**To be done**
In the entries below, find every line holding the string "this" and collect it.

[Raw records]
=====

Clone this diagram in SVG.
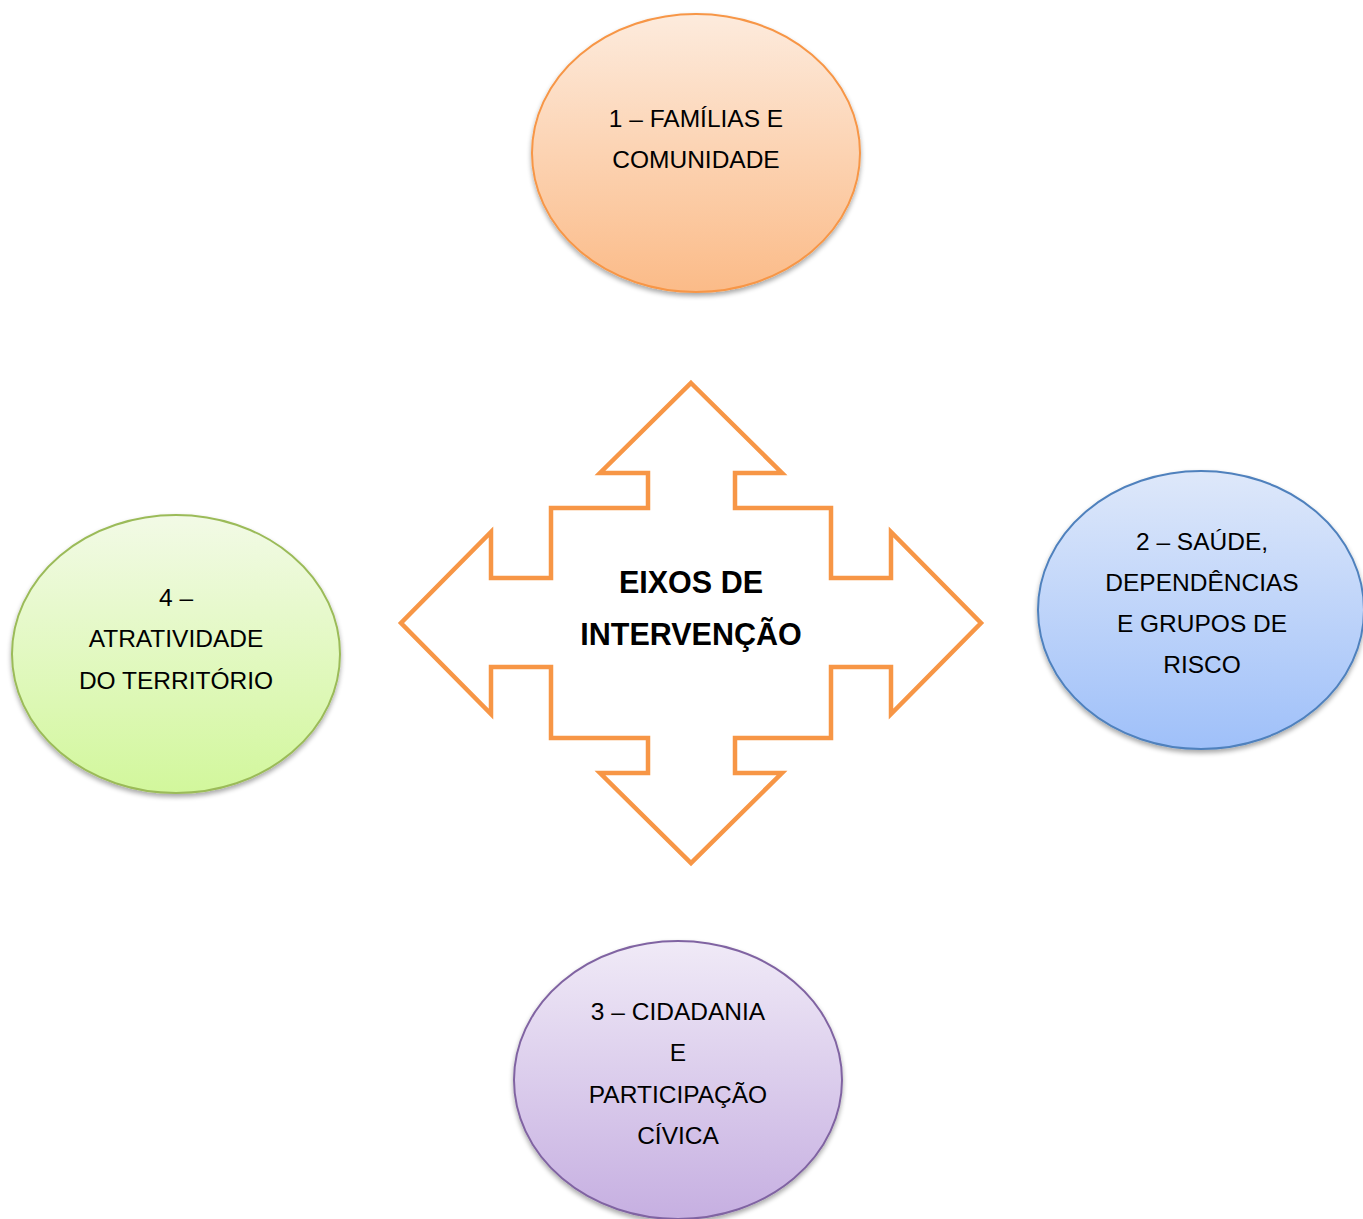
<svg xmlns="http://www.w3.org/2000/svg" width="1363" height="1219" viewBox="0 0 1363 1219">
<style>
.lbl{font-family:"Liberation Sans","Open Sans",sans-serif;font-size:24.5px;fill:#000;text-anchor:middle}
.title{font-family:"Liberation Sans","Open Sans",sans-serif;font-size:30.5px;font-weight:bold;fill:#000;text-anchor:middle}
.node ellipse{stroke-width:2}
</style>
<defs>
<linearGradient id="gO" x1="0" y1="0" x2="0" y2="1"><stop offset="0" stop-color="#FDEBDD"/><stop offset="1" stop-color="#FBBB88"/></linearGradient>
<linearGradient id="gB" x1="0" y1="0" x2="0" y2="1"><stop offset="0" stop-color="#DEE8FA"/><stop offset="1" stop-color="#9FC0F9"/></linearGradient>
<linearGradient id="gP" x1="0" y1="0" x2="0" y2="1"><stop offset="0" stop-color="#F0EAF7"/><stop offset="1" stop-color="#C6AFE1"/></linearGradient>
<linearGradient id="gG" x1="0" y1="0" x2="0" y2="1"><stop offset="0" stop-color="#F2FAE6"/><stop offset="1" stop-color="#D2F79C"/></linearGradient>
<filter id="sh" x="-10%" y="-10%" width="120%" height="125%">
<feGaussianBlur in="SourceAlpha" stdDeviation="2.5"/>
<feOffset dy="3" result="o"/>
<feComponentTransfer><feFuncA type="linear" slope="0.35"/></feComponentTransfer>
<feMerge><feMergeNode/><feMergeNode in="SourceGraphic"/></feMerge>
</filter>
</defs>
<rect width="1363" height="1219" fill="#fff"/>
<g id="connectors">
<path id="cross" d="M691,383 L782,473 L735,473 L735,508 L831,508 L831,578 L891,578 L891,532 L981,623 L891,714 L891,667 L831,667 L831,738 L735,738 L735,773 L782,773 L691,863 L600,773 L648,773 L648,738 L551,738 L551,667 L491,667 L491,714 L401,623 L491,532 L491,578 L551,578 L551,508 L648,508 L648,473 L600,473 Z" fill="#fff" stroke="#F79646" stroke-width="4.5" stroke-linejoin="miter"/>
<text class="title" x="691" y="593">EIXOS DE</text>
<text class="title" x="691" y="645">INTERVENÇÃO</text>
</g>
<g id="node1" class="node">
<ellipse cx="696" cy="153" rx="164" ry="139" fill="url(#gO)" stroke="#F79646" filter="url(#sh)"/>
<text class="lbl" x="696" y="127">1 – FAMÍLIAS E</text>
<text class="lbl" x="696" y="168">COMUNIDADE</text>
</g>
<g id="node2" class="node">
<ellipse cx="1201" cy="610" rx="163" ry="139" fill="url(#gB)" stroke="#4F81BD" filter="url(#sh)"/>
<text class="lbl" x="1202" y="550">2 – SAÚDE,</text>
<text class="lbl" x="1202" y="591">DEPENDÊNCIAS</text>
<text class="lbl" x="1202" y="632">E GRUPOS DE</text>
<text class="lbl" x="1202" y="673">RISCO</text>
</g>
<g id="node3" class="node">
<ellipse cx="678" cy="1080" rx="164" ry="139" fill="url(#gP)" stroke="#8064A2" filter="url(#sh)"/>
<text class="lbl" x="678" y="1020">3 – CIDADANIA</text>
<text class="lbl" x="678" y="1061">E</text>
<text class="lbl" x="678" y="1103">PARTICIPAÇÃO</text>
<text class="lbl" x="678" y="1144">CÍVICA</text>
</g>
<g id="node4" class="node">
<ellipse cx="176" cy="654" rx="164" ry="139" fill="url(#gG)" stroke="#9BBB59" filter="url(#sh)"/>
<text class="lbl" x="176" y="606">4 –</text>
<text class="lbl" x="176" y="647">ATRATIVIDADE</text>
<text class="lbl" x="176" y="689">DO TERRITÓRIO</text>
</g>
</svg>
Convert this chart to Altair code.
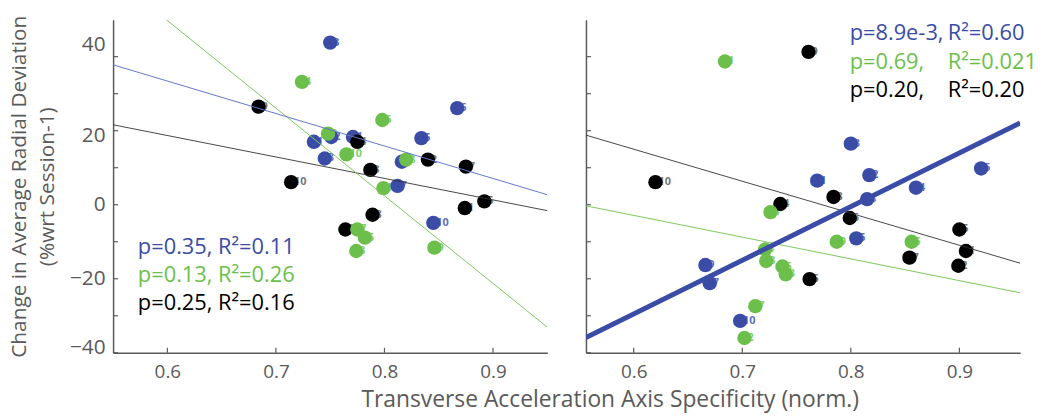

=====

**Expected output**
Clone this diagram in SVG.
Convert this chart to Altair code.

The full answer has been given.